By Edward Graham
As schools and districts across the country begin to implement the Common Core State Standards, experts say that a focus on global learning must be a key component in the continued advancement of America’s public schools.
“The Common Core is potentially a launching pad for developing global competence, and by the same token, developing global competence can be the way in which we actually enable kids to get to the Common Core,” explains Anthony Jackson, Vice President for Education at the Asia Society.
Jackson made the comments at a panel discussion held at the NEA Foundation’s recent two-day convening of union-district leadership teams from across the country to discuss positive and meaningful school reforms. The panel discussion, which focused on the intersection of Common Core and global learning competencies, was moderated by Pedro Noguera, the Peter L. Agnew Professor of Education at New York University, and also featured Fernando Reimers, Director of Global Education and International Policy at Harvard University.
One of the major educational hurdles that the experts discussed was the growing inequality between affluent and low-income students. With the number of poor students having grown by 32% nationwide since 2001, it’s becoming increasingly important for educators to take a more holistic approach in educating students for the 21st century world.
“When you disaggregate our data, poverty and inequality continue to be our major challenges in this country,” said Pedro Noguera, who cited the recent Trends in International Mathematics and Science (TIMMS) Study as a clear example of how poorer children are being disenfranchised in their educations. “We’re not so bad educating affluent kids, whether they live in Maine or Arizona. It’s poor kids that we have trouble educating in most places.”
As economic and societal factors continue to play a large role in influencing public education, it’s crucial that students are provided the necessary tools to meet the growing bevy of challenges. And as technological advances and global transformations define the modern world, students need to learn and apply their skills in a global context. One way of ensuring that students are globally competent learners is by utilizing the Common Core as an opportunity for a more rigorous examination of the modern world, Jackson said.
“If the achievement gap is one part of the equation, then the other imperative is the opportunity gap,” Jackson explained. “It’s the need to prepare students for jobs and for citizenship in a globalized environment where success really requires the complex thinking skills and communication skills and collaboration with people, particularly from other backgrounds, and really a fundamental understanding of today’s world and how it works. It’s about equity and excellence defined within a global context.”
The experts agreed that global competence and civic engagement were important skills for students to develop within a core curriculum. By extending the focus within disciplines to include a greater global perspective, students would be taught to look at their lessons from a greater contextual vantage point. By growing their knowledge of the world through disciplinary and interdisciplinary studies, students would gain the well-rounded skills they need to adequately address and confront the global issues that will permeate their lives in the future.
“Global competence starts with paying attention to what’s going on in the world, and then identifying important issues worth examining closely,” said Jackson. “Globally competent students can then explain and identify and collect and weigh the credibility of information that they’re getting from not just US sources, but from around the world through digital technologies. And then to analyze that information and come back and put together a compelling evidence-based argument that looks at the position from multiple perspectives.”

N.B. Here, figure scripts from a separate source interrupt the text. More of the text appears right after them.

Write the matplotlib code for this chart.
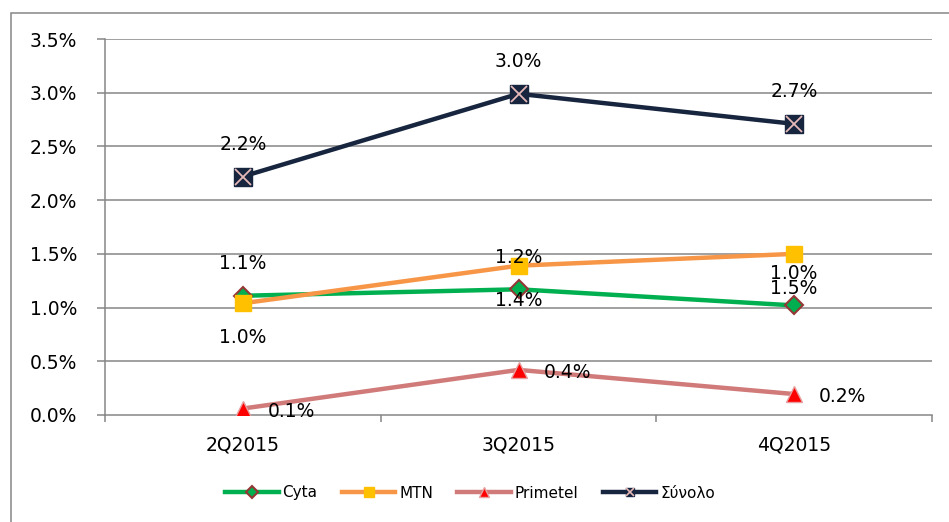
import matplotlib
matplotlib.use("Agg")
import matplotlib.pyplot as plt
from matplotlib.patches import Rectangle
from matplotlib.lines import Line2D
from matplotlib.legend_handler import HandlerTuple

categories = ["2Q2015", "3Q2015", "4Q2015"]
cyta = [1.11, 1.17, 1.02]
mtn = [1.04, 1.39, 1.50]
primetel = [0.06, 0.42, 0.195]
synolo = [2.22, 2.99, 2.71]
series_names = ["Cyta", "MTN", "Primetel", "Σύνολο"]
yticks = [0.0, 0.5, 1.0, 1.5, 2.0, 2.5, 3.0, 3.5]

plt.rcParams['font.family'] = ['DejaVu Sans']

W, H = 949, 522
fig = plt.figure(figsize=(W/100, H/100), dpi=100)
ax = fig.add_axes([105/W, 1-415/H, (932-105)/W, (415-39)/H])

x = list(range(len(categories)))
grid_c = "#868686"

# outer border
fig.patches.append(Rectangle((11/W, -0.1), 1.2, 1-13/H+0.1, transform=fig.transFigure,
                             fill=False, edgecolor=grid_c, lw=1.1, zorder=0))

for yv in yticks[1:]:
    ax.axhline(yv, color=grid_c, lw=1.1, zorder=0)

lw = 3.2
l_cyta, = ax.plot(x, cyta, color="#00B050", lw=lw, marker="D", ms=9,
                  mfc="#00B050", mec="#953735", mew=1.5, zorder=3)
l_mtn, = ax.plot(x, mtn, color="#F79646", lw=lw, marker="s", ms=12,
                 mfc="#FFC000", mec="#FFC000", zorder=3)
l_pr, = ax.plot(x, primetel, color="#D07B79", lw=lw, marker="^", ms=12,
                mfc="#FF0000", mec="#E6A0A0", mew=1.0, zorder=3)
l_sy, = ax.plot(x, synolo, color="#17253F", lw=lw, marker="s", ms=13,
                mfc="#17253F", mec="#17253F", zorder=3)
ax.plot(x, synolo, ls="none", marker="x", ms=12, mec="#E6B9B8", mew=1.3, zorder=4)

fs = 13.5
def lab(vals, dx, dy, ha="center"):
    for xi, v in zip(x, vals):
        ax.annotate(f"{v:.1f}%", (xi, v), xytext=(dx, dy), textcoords="offset points",
                    ha=ha, va="center", fontsize=fs, color="black", zorder=5)

lab(synolo, 0, 23)
lab(cyta, 0, 23)
lab(mtn, 0, -25)
lab(primetel, 18, -2, ha="left")

ax.set_xlim(-0.5, 2.5)
ax.set_ylim(0, 3.5)
ax.set_yticks(yticks)
ax.set_yticklabels([f"{v:.1f}%" for v in yticks], fontsize=fs)
ax.set_xticks(x)
ax.set_xticklabels(categories, fontsize=fs)
ax.set_xticks([-0.5, 0.5, 1.5, 2.5], minor=True)
ax.tick_params(axis="x", which="major", length=0, pad=15)
ax.tick_params(axis="x", which="minor", length=5, color=grid_c, width=1.1, direction="out")
ax.tick_params(axis="y", length=6, color=grid_c, width=1.1, pad=14)
for s in ["top", "right"]:
    ax.spines[s].set_visible(False)
for s in ["left", "bottom"]:
    ax.spines[s].set_color(grid_c)
    ax.spines[s].set_linewidth(1.1)

h_sy = Line2D([], [], color="#17253F", lw=lw, marker="s", ms=8.5, mfc="#17253F", mec="#17253F")
h_sx = Line2D([], [], ls="none", marker="x", ms=8, mec="#E6B9B8", mew=1.2)
leg = fig.legend([l_cyta, l_mtn, l_pr, (h_sy, h_sx)], series_names, loc="center",
                 bbox_to_anchor=(470/W, 1-493/H), ncol=4, frameon=False, fontsize=11,
                 handlelength=3.5, handletextpad=0.25, columnspacing=1.6, markerscale=0.65,
                 handler_map={tuple: HandlerTuple(ndivide=1, pad=0)})

fig.savefig("out.png", dpi=100)
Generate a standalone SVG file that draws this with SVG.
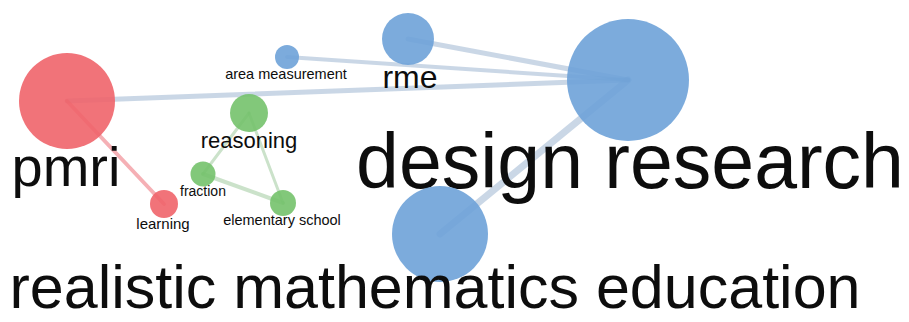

Fernando Reimers addressed the positive aspects of a global education— such as improved civic engagement through students learning multiple languages and examining global issues — and he called attention how trends in the global workforce will directly affect American students.
“Over the next decade or two, about 50% of the jobs in this country will disappear because machines will be able to do them,” Reimers said. “And we’re going to have to figure out two things. A) How do we create new jobs and new industries? And B) How are we going to share the potential losses in our standard of living that would come from that, and how are we all going to participate in a democracy in coming up with solutions?”
Since no single nation will be able to solve global problems on their own, it becomes imperative for American students to be taught the skills necessary to communicate affectively on a global scale, while also having a solid understanding of the challenges facing other countries. Students would be able to view themselves as harbingers of change by taking on a global perspective. As a result, they could see other cultures, experiences, and issues through the lens of how to take meaningful action.
So how can schools work towards ensuring their students are globally competent learners? The advent and implementation of the Common Core curriculum presents a great opportunity for students to contextualize their lessons in a global setting. The more rigorous standards provide schools with the chance to incorporate a greater global component into their courses, which in turn would allow for new and innovative approaches for learning that could benefit all students in the future.
“I think the starting point is convening a conversation in buildings and districts about the end goal and what we’re trying to achieve,” said Reimers. “What are these competencies we want for our graduates? And I think the Common Core gives us a wonderful starting point. I don’t think it’s a magic bullet, but I think it’s a great step forward.”